Everyone has different wishes in regards to what they want to be carried out following death. Though death might not always be pleasant to think about, the assurance that people often receive when they draft a will or complete other estate planning documents in many cases makes up for the slightly uncomfortable feeling that sometimes comes with thinking of postmortem plans.

Everyone's estate planning goals may be different, but many share a common wish: that their pets are left with thousands of dollars as part of their wills. Some Florida residents may find this surprising, but it is not uncommon for people of all economic backgrounds to include their pets in their wills. In the past two years, the number of cat owners with financial provisions in their wills rose from 6% to 9%, while the number of dog owners with such provisions in their wills went from 5% to 9%.

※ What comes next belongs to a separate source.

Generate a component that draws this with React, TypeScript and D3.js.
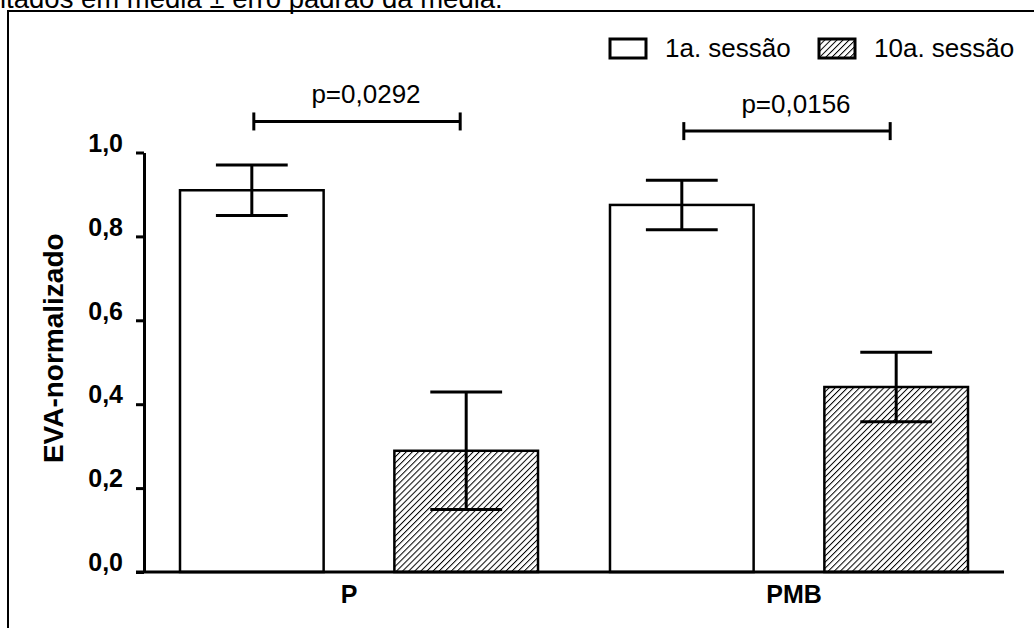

Pet owners are not permitted to set up an arrangement in which pets directly receive money, as pets are considered property. However, it is possible to bequeath money to a designated caretaker. But, this designated caretaker is not legally obligated to use the money to benefit the pet. Accordingly, some people are choosing to set up pet trusts to ensure that their pets receive money following a person's departure.

Taking care of pets is just one of many commonly shared wishes people have in estate planning. As is illustrated when it comes to pets, drafting a will or trust is oftentimes not as simple as designating beneficiaries and walking away. In many cases, there are multiple ways to execute a will or trust. It becomes important, then, for anyone considering will execution to understand the options available so that they can begin planning the best course of action.